However, the news won’t be of much comfort to an estimated half a million pensioners, who won’t be able to get the boost due to where they live.
This is because some people who claim the UK state pension while living abroad miss out on the annual uprating.
For instance, the UK state pension only increases each year if the person overeats lives in:
- The European Economic Area (EEA)
- Countries that have a social security agreement with the UK (but a person can’t get increases in Canada or New Zealand).
Those who live outside these countries will not get yearly increases.
The End Frozen Pensions campaign has said around 500,000 British pensioners are affected by this policy.
Should they return to live in the UK, the state pension would go up to the current rate, the Government website states.
As at November 2020, Government statistics show that of the 1,126,313 State Pensions paid abroad, 637,567 pensions are uplifted in line with the UK. Meanwhile, 488,746 are frozen, hence 43 percent of those paid abroad at that time were frozen.
Research by Canada Life has found just one in five (19 percent) of those planning to move abroad know which countries had reciprocal payment agreements in place – which see those in certain countries to receive an uprated state pension.
It also found one in four (25 percent) did not even know such agreements existed.
Sean Christian, MD and Executive Director, Wealth Management Division for Canada Life commented: “Despite Brexit and the ongoing global pandemic, many over 50s continue to harbour the dream of a retirement which includes better weather, a more desirable lifestyle, or cheaper standards of living than the UK.
“There are a number of key considerations when planning a move abroad, such as which countries offer reciprocal payment agreements, thinking about the impact of currency exchange rates and whether State Pensions will keep pace with the cost of living.
“To help navigate the complexities around retiring abroad, it’s important to seek specialist professional advice. An expert in expatriate finance will be able to help and ensure you make the most of the retirement people have worked long and hard for.”
For those who do decide to retire abroad, Canada Life shared some top tips.
This includes getting an estimate of one’s state pension via the Government’s “state pension forecast” tool.
Furthermore, the pensions specialist suggested seeking independent financial advice before moving.
“Tell HM Revenue and Customs that you are moving overseas,” Canada Life added. “This allows them to let you know of any UK tax liability you may have even though you are planning to live overseas. And more importantly can allow any UK pension you have to be paid gross (no tax deducted) and taxed in your country of residence (only applies if the country you live in has a double taxation agreement with the UK).
“Check what reciprocal social security agreements are in place with the destination country regarding your UK state pension [including whether it will be increased or frozen] and other benefits,” the firm also warned.
Finding out about welfare rights while abroad is also important.

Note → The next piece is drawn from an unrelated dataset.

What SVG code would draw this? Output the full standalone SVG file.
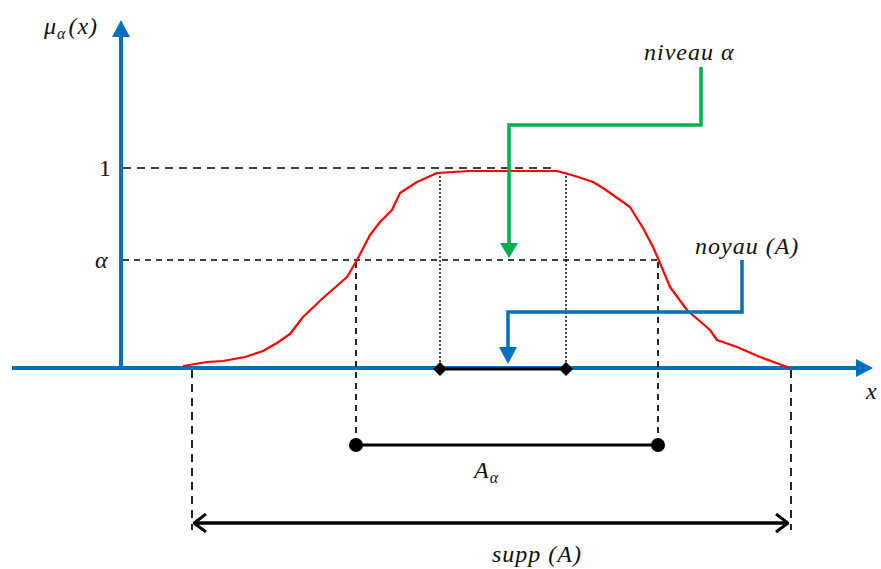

“Keep an eye on exchange rates as state pension and other income is likely to be paid to you in pounds and you will then need to convert to the local currency which may mean your income fluctuates,” is another top tip.
Furthermore, people are urged to:
- Check the cost of healthcare in the country they are thinking of moving to, and consider some form of medical insurance
- If they decide to keep their property in the UK, they will need to let their mortgage provider and insurance company know if it will be rented or remain empty
- Do their homework on the cost of living in the country they want to move to
- Notify utility companies, financial institutions and their local council when they are leaving
- Contact the electoral register, and arrange for mail forwarding via the Post Office
- If they plan to keep an account at their UK bank, contact it and ask if they will face any new rules or restrictions after moving abroad.